Elon Musk cuts Tesla jobs for the third time since saying never again

Published: 02 Mar 2019 - 12:27 am | Last Updated: 14 Nov 2021 - 01:13 pm
Elon Musk pauses at a press conference following the first launch of a SpaceX Falcon Heavy rocket at the Kennedy Space Center in Cape Canaveral, Florida, February 6, 2018. Reuters/Joe Skipper 2

Elon Musk pauses at a press conference following the first launch of a SpaceX Falcon Heavy rocket at the Kennedy Space Center in Cape Canaveral, Florida, February 6, 2018. Reuters/Joe Skipper 2

Craig Trudell & Josh Eidelson I Bloomberg

Tesla Inc.’s Elon Musk is having a harder time keeping people employed than he bargained for eight months ago.

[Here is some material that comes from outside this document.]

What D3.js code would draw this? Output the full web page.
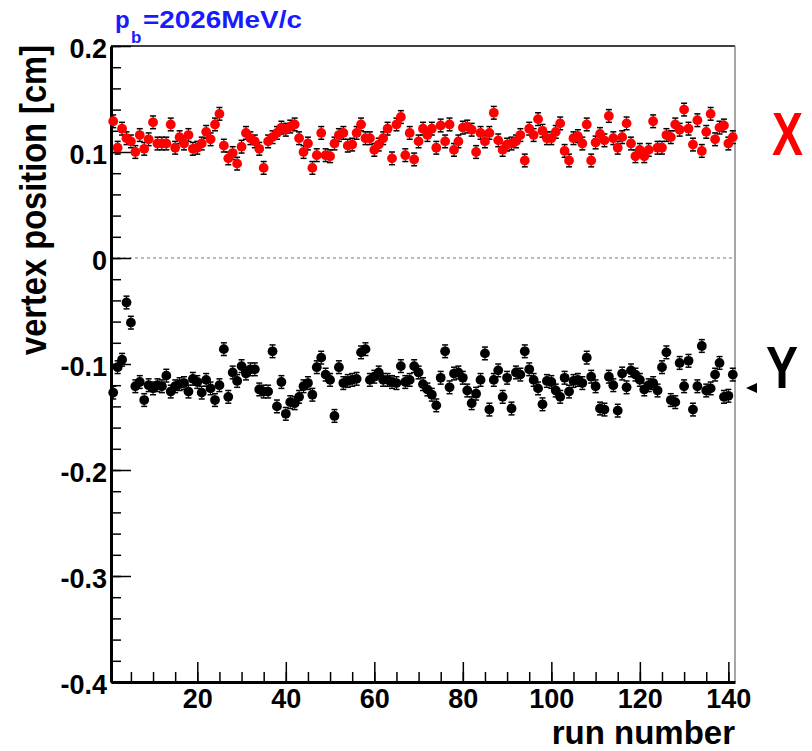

When the chief executive officer announced plans to dismiss about 9 percent of the electric-car maker’s workforce in June, he wrote in an internal memo that Tesla was "making this hard decision now so that we never have to do this again.”

On Thursday, Musk told workers more jobs will be cut as Tesla winds down most stores worldwide and transitions to online-only ordering. This is the second culling the billionaire has announced this year -- he said in January the company had "no choice” but to reduce headcount by about 7 percent.

Musk, 47, didn’t specify in his latest email to employees how many jobs will be impacted by the shift to online sales and said some workers will transition to other areas of the business. He also wrote that he expects headcount will increase next year.

"This is a hard decision” but is "necessary to make our cars more affordable,” the CEO wrote, after announcing another series of price cuts for the Model S and Model X and the arrival of a $35,000 version of the Model 3.

Alan Ochoa, a quality inspector who lost his job as part of the January cutbacks, said the termination changed his view of Musk.

"I used to think very highly of him,” said Ochoa, who worked for Tesla for four years. "For him to -- with a single swipe on a keyboard -- eliminate 3,000 people is pretty disappointing.”

Musk’s latest moves also rattled investors. Tesla shares fell 7.8 percent, the biggest drop in six weeks, to close at $294.79 on Friday.